Given a geometric sequence with the first term $\neq 0$ and $r \neq 0$ and an arithmetic sequence with the first term $=0$. A third sequence $1,1,2\ldots$ is formed by adding corresponding terms of the two given sequences.

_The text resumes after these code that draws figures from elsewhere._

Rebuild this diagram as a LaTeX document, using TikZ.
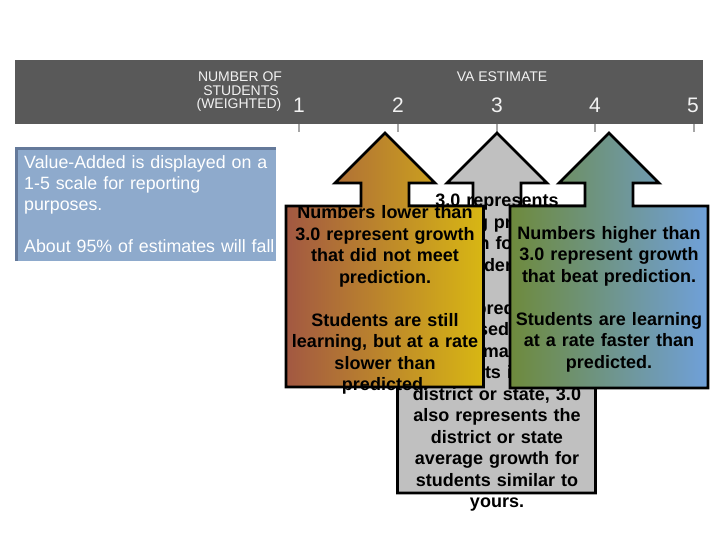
\documentclass[tikz,border=0pt]{standalone}
\usepackage{fontspec}
\setmainfont{Liberation Sans}
\definecolor{hdrgray}{HTML}{595959}
\definecolor{hdrtext}{HTML}{F2F2F2}
\definecolor{tickgray}{HTML}{A6A6A6}
\definecolor{infofill}{HTML}{8EAACC}
\definecolor{infoedge}{HTML}{64799A}
\definecolor{lowleft}{HTML}{A25842}
\definecolor{lowright}{HTML}{D8B713}
\definecolor{meetfill}{HTML}{C0C0C0}
\definecolor{highleft}{HTML}{6E8A3C}
\definecolor{highright}{HTML}{6FA0DA}
\tikzset{
  hdrlabel/.style={text=hdrtext, inner sep=0pt, anchor=base, font=\fontsize{14}{14}\selectfont},
  scalenum/.style={text=hdrtext, inner sep=0pt, anchor=base, font=\fontsize{21}{21}\selectfont},
  tickmark/.style={draw=tickgray, line width=2pt},
  calloutshape/.style={draw=black, line width=2.8pt, line join=miter},
  callouttext/.style={inner sep=0pt, text width=200pt, align=center, font=\bfseries\fontsize{18}{21.5}\selectfont}
}

\begin{document}
\begin{tikzpicture}[x=1pt,y=-1pt]
\useasboundingbox (0,0) rectangle (720,540);
% header bar
\fill[hdrgray] (15,60) rectangle (703,124);
\node[hdrlabel] (numof) at (240,82) {NUMBER OF};
\node[hdrlabel] (students) at (241,95.5) {STUDENTS};
\node[hdrlabel] (weighted) at (239,109) {(WEIGHTED)};
\node[hdrlabel] (vaest) at (502,82) {VA ESTIMATE};
\node[scalenum] (s1) at (299,113) {1};
\node[scalenum] (s2) at (398,113) {2};
\node[scalenum] (s3) at (497,113) {3};
\node[scalenum] (s4) at (595,113) {4};
\node[scalenum] (s5) at (693,113) {5};
\draw[tickmark] (299,124) -- (299,132);
\draw[tickmark] (398,124) -- (398,132);
\draw[tickmark] (497,124) -- (497,132);
\draw[tickmark] (595,124) -- (595,132);
\draw[tickmark] (694,124) -- (694,132);
% info box
\fill[infofill] (15,147) rectangle (276,261);
\draw[infoedge, line width=3pt] (16.5,261) -- (16.5,148.5) -- (276,148.5);
\node[inner sep=0pt, text width=255pt, align=left, anchor=base west, text=white, font=\fontsize{17.8}{21}\selectfont] (info) at (24,169) {Value-Added is displayed on a\\1-5 scale for reporting\\purposes.\\[21pt]About 95\% of estimates will fall};
% meeting prediction (behind)
\draw[calloutshape, fill=meetfill] (497,133) -- (547,183) -- (521,183) -- (521,206) -- (595.5,206) -- (595.5,493) -- (397.5,493) -- (397.5,206) -- (473,206) -- (473,183) -- (447,183) -- cycle;
\node[callouttext] (meettxt) at (497,353) {3.0 represents\\meeting predicted\\growth for your\\students.\\[21.5pt]Since predictions\\are based on the\\performance of\\students in your\\district or state, 3.0\\also represents the\\district or state\\average growth for\\students similar to\\yours.};
% below prediction
\draw[calloutshape, left color=lowleft, right color=lowright] (385,133) -- (435,183) -- (409,183) -- (409,206) -- (483.5,206) -- (483.5,387) -- (286,387) -- (286,206) -- (361,206) -- (361,183) -- (335,183) -- cycle;
\node[callouttext] (lowtxt) at (385,300) {Numbers lower than\\3.0 represent growth\\that did not meet\\prediction.\\[21.5pt]Students are still\\learning, but at a rate\\slower than\\predicted.};
% above prediction
\draw[calloutshape, left color=highleft, right color=highright] (609,133) -- (659,183) -- (633,183) -- (633,206) -- (708,206) -- (708,388) -- (510,388) -- (510,206) -- (585,206) -- (585,183) -- (559,183) -- cycle;
\node[callouttext] (hightxt) at (609,299) {Numbers higher than\\3.0 represent growth\\that beat prediction.\\[21.5pt]Students are learning\\at a rate faster than\\predicted.};
\end{tikzpicture}
\end{document}
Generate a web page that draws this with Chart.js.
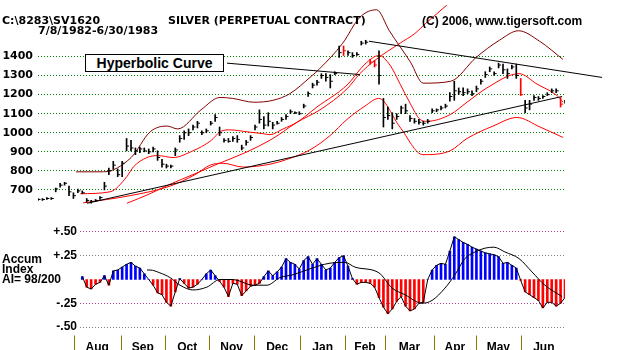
<!DOCTYPE html>
<html>
<head>
<meta charset="utf-8">
<script src="https://cdn.jsdelivr.net/npm/chart.js@4.4.1/dist/chart.umd.min.js"></script>
<style>
  body { margin: 0; background: #fff; width: 624px; height: 350px; overflow: hidden; position: relative; }
  canvas { position: absolute; left: 0; }
  #priceChart { top: 0; }
  #accumChart { top: 214px; }
  .txt { position: absolute; white-space: nowrap; font-weight: bold; color: #000; }
  .dv { font-family: "DejaVu Sans"; font-size: 11px; line-height: 11px; }
  .lb { font-family: "Liberation Sans"; font-size: 12px; line-height: 12px; }
  #curveBox {
    position: absolute; left: 85px; top: 54px; width: 139px; height: 18px; box-sizing: border-box;
    border: 1px solid #000; background: #fff; text-align: center;
    font: bold 14px "Liberation Sans"; line-height: 16px;
  }
</style>
</head>
<body>
<canvas id="priceChart" width="624" height="214" style="width:624px;height:214px"></canvas>
<canvas id="accumChart" width="624" height="136" style="width:624px;height:136px"></canvas>
<div class="txt dv" style="left:2px;top:15px">C:\8283\SV1620</div>
<div class="txt dv" style="left:38px;top:25px">7/8/1982-6/30/1983</div>
<div class="txt dv" style="left:168px;top:15px">SILVER (PERPETUAL CONTRACT)</div>
<div class="txt lb" style="left:422px;top:15px">(C) 2006, www.tigersoft.com</div>
<div class="txt lb" style="left:2px;top:254px;line-height:10px">Accum<br>Index<br>AI= 98/200</div>
<div id="curveBox">Hyperbolic Curve</div>
<script>
// x axis = trading sessions since 7/8/1982 (0 .. 249 = 6/30/1983)
// one plotted bar about every other session
const SAMPLE_STEP = 249 / 119;

const priceHigh = [
  655, 655, 660, 660, 710, 735, 740, 720, 685, 705,
  695, 655, 645, 650, 665, 740, 815, 850, 810, 850,
  970, 960, 920, 925, 920, 915, 925, 905, 860, 835,
  830, 920, 985, 1010, 1020, 1040, 1060, 1010, 1020, 1060,
  1095, 1030, 970, 970, 980, 985, 935, 960, 985, 1040,
  1120, 1085, 1105, 1055, 1060, 1080, 1095, 1120, 1110, 1110,
  1150, 1215, 1260, 1275, 1310, 1310, 1305, 1320, 1455, 1455,
  1430, 1420, 1420, 1480, 1485, 1385, 1380, 1430, 1180, 1135,
  1105, 1100, 1140, 1150, 1090, 1075, 1070, 1060, 1070, 1125,
  1125, 1140, 1150, 1210, 1270, 1235, 1235, 1230, 1220, 1245,
  1280, 1320, 1345, 1320, 1365, 1360, 1335, 1355, 1360, 1285,
  1170, 1170, 1195, 1190, 1195, 1210, 1230, 1230, 1185, 1170
];
const priceLow = [
  645, 645, 650, 650, 690, 715, 725, 670, 655, 685,
  680, 635, 630, 640, 650, 700, 780, 810, 770, 770,
  905, 905, 885, 895, 900, 890, 900, 855, 820, 815,
  815, 880, 950, 965, 985, 1015, 1025, 990, 1000, 1040,
  1060, 985, 950, 950, 955, 950, 910, 935, 960, 1015,
  1050, 1020, 1035, 1020, 1045, 1060, 1070, 1100, 1100, 1095,
  1130, 1190, 1235, 1250, 1285, 1270, 1235, 1305, 1395, 1405,
  1405, 1395, 1405, 1460, 1465, 1360, 1345, 1255, 1030, 1070,
  1020, 1070, 1100, 1100, 1060, 1050, 1045, 1040, 1050, 1105,
  1110, 1120, 1130, 1165, 1170, 1200, 1195, 1205, 1195, 1215,
  1255, 1290, 1320, 1300, 1340, 1310, 1285, 1335, 1285, 1195,
  1105, 1120, 1170, 1170, 1180, 1195, 1210, 1210, 1135, 1155
];
const priceClose = [
  650, 650, 655, 655, 705, 725, 735, 690, 670, 695,
  685, 645, 640, 645, 660, 720, 800, 830, 780, 840,
  930, 920, 905, 915, 905, 900, 915, 870, 835, 825,
  825, 910, 970, 1000, 1000, 1030, 1050, 1000, 1010, 1050,
  1080, 1000, 960, 955, 970, 965, 920, 950, 975, 1030,
  1070, 1040, 1060, 1040, 1050, 1070, 1085, 1110, 1105, 1100,
  1140, 1205, 1250, 1265, 1300, 1290, 1270, 1310, 1420, 1430,
  1420, 1405, 1410, 1470, 1475, 1370, 1355, 1300, 1080, 1090,
  1050, 1085, 1130, 1115, 1075, 1060, 1055, 1050, 1060, 1115,
  1120, 1130, 1140, 1190, 1220, 1215, 1210, 1215, 1205, 1230,
  1270, 1305, 1335, 1310, 1355, 1330, 1310, 1345, 1300, 1200,
  1130, 1150, 1185, 1180, 1190, 1200, 1220, 1220, 1150, 1160
];
const downBars = [69, 75, 76, 109, 118];
const priceTicks = [700, 800, 900, 1000, 1100, 1200, 1300, 1400];

// bands (session, value)
const upperBandDays = [18, 31, 44, 53, 61, 66, 77, 86, 92, 102, 111, 119, 129, 133, 144, 152, 160, 166, 176, 182, 195, 207, 218, 227, 237, 248];
const upperBandValues = [795, 795, 870, 1005, 1035, 1020, 1120, 1185, 1180, 1160, 1170, 1205, 1295, 1335, 1470, 1605, 1645, 1535, 1370, 1260, 1270, 1395, 1485, 1535, 1480, 1385];
const maDays = [20, 34, 42, 45, 51.5, 56.7, 63.8, 73.2, 81.3, 86.9, 90.7, 98.7, 106.3, 109.6, 115.8, 122.4, 131.8, 146, 154.5, 161.1, 166.3, 171.1, 175.8, 180.5, 183.8, 194.7, 202.7, 212.1, 227.3, 235.8, 245.2, 248.1];
const maValues = [680, 690, 770, 820, 870, 880, 870, 905, 955, 1010, 1015, 1005, 995, 990, 1020, 1055, 1135, 1250, 1360, 1405, 1355, 1255, 1155, 1070, 1060, 1095, 1160, 1235, 1310, 1255, 1195, 1160];
const lowerBandDays = [21.3, 43.5, 62.4, 74.2, 81.3, 87.4, 96.9, 109.6, 117.6, 128.5, 138, 146, 154.5, 161, 171, 181.9, 194.7, 202.7, 215, 226.3, 237.2, 248.1];
const lowerBandValues = [632, 670, 720, 780, 830, 840, 820, 835, 860, 910, 985, 1070, 1140, 1180, 1030, 885, 905, 970, 1035, 1080, 1030, 975];
const curveDays = [42, 52.9, 62.4, 74.2, 84.6, 97.8, 111, 122.4, 133.2, 146, 152.1, 159.2, 171.1, 178, 183.8, 193.2, 201.7];
const curveValues = [630, 680, 730, 785, 835, 895, 970, 1055, 1120, 1230, 1310, 1380, 1470, 1520, 1580, 1670, 1760];

// trend lines and the label pointer
const supportDays = [23.2, 247.6];
const supportValues = [630, 1190];
const resistanceDays = [156.4, 266.5];
const resistanceValues = [1480, 1290];
const pointerDays = [89.3, 152.1];
const pointerValues = [1365, 1305];

// accumulation index, same bars as the prices
const accumIndex = [
  null, null, null, null, null, null, null, null, null, null,
  0.03, -0.08, -0.10, -0.05, -0.03, 0.04, -0.06, 0.09, 0.10, 0.13,
  0.16, 0.18, 0.14, 0.12, 0.06, 0.00, -0.06, -0.14, -0.16, -0.24,
  -0.28, -0.13, 0.01, -0.04, -0.09, -0.08, -0.05, 0.00, 0.06, 0.10,
  0.04, -0.02, -0.08, -0.18, -0.04, -0.05, -0.17, -0.12, -0.07, -0.06,
  -0.04, 0.03, 0.09, 0.04, 0.08, 0.13, 0.22, 0.18, 0.16, 0.11,
  0.20, 0.24, 0.16, 0.22, 0.16, 0.10, 0.12, 0.18, 0.23, 0.25,
  0.14, 0.01, -0.05, -0.03, -0.03, -0.04, -0.08, -0.19, -0.29, -0.36,
  -0.31, -0.23, -0.18, -0.28, -0.33, -0.31, -0.25, -0.24, 0.00, 0.10,
  0.15, 0.17, 0.16, 0.30, 0.45, 0.42, 0.39, 0.37, 0.34, 0.32,
  0.30, 0.28, 0.27, 0.26, 0.24, 0.17, 0.18, 0.15, 0.12, -0.01,
  -0.13, -0.16, -0.19, -0.22, -0.30, -0.24, -0.24, -0.28, -0.25, -0.19
];
const accumMaDays = [51.5, 52.9, 57.6, 62.4, 67.1, 73.2, 79.8, 86, 92.1, 101.6, 108.2, 114.3, 120.5, 129.5, 137.5, 145, 149.8, 161.1, 167.3, 173.4, 181.4, 186.2, 192.3, 197, 201.7, 206.5, 211.2, 215.4, 220.6, 227.3, 233.4, 239.5, 247.6];
const accumMaValues = [0.10, 0.10, 0.07, 0.02, -0.06, -0.11, -0.08, 0.00, 0.00, -0.06, -0.06, 0.02, 0.05, 0.12, 0.17, 0.18, 0.13, 0.07, -0.09, -0.16, -0.25, -0.22, -0.09, 0.05, 0.22, 0.29, 0.33, 0.34, 0.29, 0.22, 0.08, -0.06, -0.18];
const accumTicks = [0.5, 0.25, -0.25, -0.5];
const accumTickLabels = ['+.50', '+.25', '-.25', '-.50'];

const monthStarts = [17, 39, 60, 81, 102, 124, 145, 164, 187, 207, 228, 250];
const monthLabels = ['Aug', 'Sep', 'Oct', 'Nov', 'Dec', 'Jan', 'Feb', 'Mar', 'Apr', 'May', 'Jun'];

const RED = '#ff0000', MAROON = '#800000', BLUE = '#0000ff';

const pts = (days, values) => days.map((d, i) => ({ x: d, y: values[i] }));
const curve = (data, color, extra) => Object.assign({
  type: 'line', data, borderColor: color, borderWidth: 1, pointRadius: 0,
  cubicInterpolationMode: 'monotone', fill: false
}, extra || {});

const barColor = ctx => downBars.includes(ctx.dataIndex) ? RED : '#000';

const priceBars = priceHigh.map((h, i) => ({ x: i * SAMPLE_STEP, y: [priceLow[i], h] }));
const priceCloses = priceClose.map((c, i) => ({ x: i * SAMPLE_STEP, y: c }));

new Chart(document.getElementById('priceChart'), {
  type: 'line',
  data: {
    datasets: [
      { type: 'line', data: priceCloses, showLine: false, pointStyle: 'dash', pointRadius: 2.5,
        pointBorderWidth: 1, pointBorderColor: barColor, pointBackgroundColor: barColor },
      { type: 'bar', data: priceBars, barThickness: 1, backgroundColor: barColor, borderWidth: 0 },
      curve(pts(pointerDays, pointerValues), '#000', { cubicInterpolationMode: 'default', tension: 0 }),
      curve(pts(resistanceDays, resistanceValues), '#000', { cubicInterpolationMode: 'default', tension: 0, clip: false }),
      curve(pts(supportDays, supportValues), '#000', { cubicInterpolationMode: 'default', tension: 0 }),
      curve(pts(curveDays, curveValues), RED),
      curve(pts(maDays, maValues), RED),
      curve(pts(lowerBandDays, lowerBandValues), RED),
      curve(pts(upperBandDays, upperBandValues), MAROON)
    ]
  },
  options: {
    responsive: false,
    animation: false,
    devicePixelRatio: 1,
    layout: { padding: { left: 0, right: 59, top: 0, bottom: 0 } },
    plugins: { legend: { display: false }, tooltip: { enabled: false } },
    scales: {
      x: { type: 'linear', min: 0, max: 249, offset: false, display: false },
      y: {
        min: 600, max: 1670,
        afterBuildTicks: s => { s.ticks = priceTicks.map(v => ({ value: v })); },
        afterFit: s => { s.width = 38; s.paddingTop = 0; s.paddingBottom = 0; },
        grid: { color: '#008000', drawTicks: false },
        border: { display: false, dash: [1, 2] },
        ticks: {
          color: '#000', padding: 5,
          font: { family: 'DejaVu Sans', weight: 'bold', size: 11 },
          callback: v => String(v)
        }
      }
    }
  }
});

const monthMids = monthLabels.map((_, i) => (monthStarts[i] + monthStarts[i + 1]) / 2);

const monthSeparators = {
  id: 'monthSeparators',
  afterDraw(chart) {
    const { ctx, scales: { x }, chartArea } = chart;
    ctx.save();
    ctx.strokeStyle = '#808000';
    ctx.lineWidth = 1;
    monthStarts.slice(0, -1).forEach(d => {
      const px = Math.round(x.getPixelForValue(d)) + 0.5;
      ctx.beginPath();
      ctx.moveTo(px, chartArea.bottom - 1);
      ctx.lineTo(px, chart.height);
      ctx.stroke();
    });
    ctx.restore();
  }
};

const accumPts = accumIndex
  .map((v, i) => ({ x: i * SAMPLE_STEP, y: v }))
  .filter(p => p.y !== null);

new Chart(document.getElementById('accumChart'), {
  type: 'line',
  data: {
    datasets: [
      curve(pts(accumMaDays, accumMaValues), '#000'),
      curve(accumPts, '#000', { cubicInterpolationMode: 'default', tension: 0 }),
      { type: 'bar', data: accumPts, barThickness: 2, borderWidth: 0,
        backgroundColor: ctx => (ctx.raw && ctx.raw.y >= 0) ? BLUE : RED }
    ]
  },
  options: {
    responsive: false,
    animation: false,
    devicePixelRatio: 1,
    layout: { padding: { left: 0, right: 59, top: 8.5, bottom: 0 } },
    plugins: { legend: { display: false }, tooltip: { enabled: false } },
    scales: {
      x: {
        type: 'linear', min: 19.84, max: 249, offset: false,
        afterBuildTicks: s => { s.ticks = monthMids.map(v => ({ value: v })); },
        afterFit: s => { s.height = 13.5; s.paddingLeft = 0; s.paddingRight = 0; },
        grid: { display: false },
        border: { display: false },
        ticks: {
          color: '#000', padding: -4, maxRotation: 0, autoSkip: false,
          font: { family: 'Liberation Sans', weight: 'bold', size: 12 },
          callback: (v, i) => monthLabels[i]
        }
      },
      y: {
        min: -0.6, max: 0.6,
        afterBuildTicks: s => { s.ticks = accumTicks.map(v => ({ value: v })); },
        afterFit: s => { s.width = 80; s.paddingTop = 0; s.paddingBottom = 0; },
        grid: {
          drawTicks: false,
          color: ctx => (ctx.tick && (ctx.tick.value === 0.5 || ctx.tick.value === -0.25)) ? '#c04090' : '#808080'
        },
        border: { display: false, dash: [1, 2] },
        ticks: {
          color: '#000', padding: 3,
          font: { family: 'Liberation Sans', weight: 'bold', size: 12 },
          callback: (v, i) => accumTickLabels[i]
        }
      }
    }
  },
  plugins: [monthSeparators]
});
</script>
</body>
</html>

The sum of the first ten terms of the third sequence is:

$\textbf{(A)}\ 978\qquad\textbf{(B)}\ 557\qquad\textbf{(C)}\ 467\qquad\textbf{(D)}\ 1068\\ \textbf{(E)}\ \text{not possible to determine from the information given}$

Solution

Let our geometric sequence be $a,ar,ar^2$ and let our arithmetic sequence be $0,d,2d$. We know that \[\begin{cases} a+0=1 \\ ar+d=1\\ ar^2+2d=2\end{cases}\] This implies that $a=1$, hence $r+d=1$ and $r^2+2d=2$. We can rewrite $r+d=1$ as $d = 1-r,$ plugging this into $r^2+2d=2,$ we get $r^2+2-2r = 2$, we can simplify this to get $r(r-2)=0$, so $r=0$ or $2$. But since $r\neq 0$, $r=2$ and $d=-1$. So our two sequences are $\{1-n\}$ and $\{2^{n-1}\}$, which means the third sequence will be \[\{2^{n-1}-n+1\}=\{1,1,2,5,12,27,\dots\}\]Calculating the sum of the first 10 terms and adding them up yields 978, hence our answer is $\fbox{A}$.